The Transient Analysis Program (TAP) was used to develop criteria for estimating the worst-case potential for surges in CSO tunnels. Sets of TAP model runs were made for multiple tunnel diameters, typical design slopes and a range of filling rates. The surge heights were calculated, tabulated, and plotted so relationships between the tunnel diameter, tunnel slope, filling rate and maximum surge height were observed. These results can be used as a screening tool for deciding whether surge control measures need to be evaluated in detail for proposed CSO tunnel projects.
Tunnels are being proposed in numerous cities with combined sewers as a Combined Sewer Overflow (CSO) control measure. These proposed tunnels would capture and store CSO for later dewatering to a wastewater treatment plant (WWTP). The tunnel also may provide relief to the interceptor system and transport the captured CSO to a downstream interceptor, pumping station or WWTP.
Significant surges can develop in CSO tunnel systems under rapid filling conditions. Surges can rise to unacceptably high levels (including grade), cause basement flooding, cause damage to structures and spill CSO to the environment.
Surge control measures that are commonly considered include orifices that limit the peak filling rate and inlet gates that close once the tunnel reaches a target percent full level. Also, surge relief from the tunnel may occur through existing outfalls or new tunnel outfalls or into surge tanks.
There is no established guidance as to the filling rate that is required to create significant surges in a CSO tunnel. When a CSO tunnel is filled slowly, the surge waves created are not significant. The worst-case surges occur when the tunnel is partly full and rapid filling occurs and creates a pipe filling bore that moves in an upslope direction. When this kind of pipe filing bore reaches the upstream end shaft, a rapid rise in sewer level occurs in the shaft and a mixture of air and sewage will be expelled.
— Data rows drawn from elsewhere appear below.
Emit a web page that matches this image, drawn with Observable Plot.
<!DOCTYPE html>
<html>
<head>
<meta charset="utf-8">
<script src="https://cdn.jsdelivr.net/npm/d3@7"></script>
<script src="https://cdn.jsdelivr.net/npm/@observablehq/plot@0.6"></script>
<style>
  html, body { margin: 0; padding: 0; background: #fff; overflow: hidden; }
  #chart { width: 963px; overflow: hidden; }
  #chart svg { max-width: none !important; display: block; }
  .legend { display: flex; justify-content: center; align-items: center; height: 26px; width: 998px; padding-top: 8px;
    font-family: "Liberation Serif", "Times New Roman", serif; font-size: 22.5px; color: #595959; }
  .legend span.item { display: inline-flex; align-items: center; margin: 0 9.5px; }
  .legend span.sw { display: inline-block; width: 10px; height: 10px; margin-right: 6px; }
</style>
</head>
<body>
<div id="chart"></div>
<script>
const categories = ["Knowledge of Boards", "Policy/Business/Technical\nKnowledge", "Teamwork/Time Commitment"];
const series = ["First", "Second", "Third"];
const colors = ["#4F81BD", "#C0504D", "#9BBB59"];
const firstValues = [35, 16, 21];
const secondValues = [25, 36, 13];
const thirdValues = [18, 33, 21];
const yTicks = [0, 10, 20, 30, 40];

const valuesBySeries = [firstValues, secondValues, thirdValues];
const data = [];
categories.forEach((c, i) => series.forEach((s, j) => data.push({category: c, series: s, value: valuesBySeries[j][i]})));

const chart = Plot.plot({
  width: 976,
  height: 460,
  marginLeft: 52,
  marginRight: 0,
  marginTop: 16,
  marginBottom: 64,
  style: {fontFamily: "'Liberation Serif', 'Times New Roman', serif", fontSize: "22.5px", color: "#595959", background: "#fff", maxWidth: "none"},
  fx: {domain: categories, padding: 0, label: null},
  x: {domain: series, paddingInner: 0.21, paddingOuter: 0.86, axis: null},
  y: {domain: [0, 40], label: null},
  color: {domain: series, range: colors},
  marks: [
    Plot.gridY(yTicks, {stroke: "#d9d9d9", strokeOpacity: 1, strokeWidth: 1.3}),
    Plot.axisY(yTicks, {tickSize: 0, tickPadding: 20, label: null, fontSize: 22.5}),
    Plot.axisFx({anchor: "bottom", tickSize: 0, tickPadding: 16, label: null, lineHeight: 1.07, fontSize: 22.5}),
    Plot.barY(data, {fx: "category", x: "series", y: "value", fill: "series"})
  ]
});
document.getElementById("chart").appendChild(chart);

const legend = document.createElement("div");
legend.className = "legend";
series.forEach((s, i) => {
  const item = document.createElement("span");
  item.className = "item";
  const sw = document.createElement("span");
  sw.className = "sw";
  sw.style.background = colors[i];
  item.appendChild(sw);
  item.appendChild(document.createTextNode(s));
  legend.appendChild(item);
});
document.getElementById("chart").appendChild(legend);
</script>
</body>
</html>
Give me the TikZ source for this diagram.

The surge is reflected back downstream as a closed conduit transient and these reflected waves also may be problematic.
Worst-case surge potential is related to 1) tunnel diameter; 2) tunnel slope and 3) the maximum filling rate expected. If the maximum filling rate expected is small relative to the tunnel diameter, the potential for creating strong surges is shown to be not significant and detailed surge analyses may not be needed.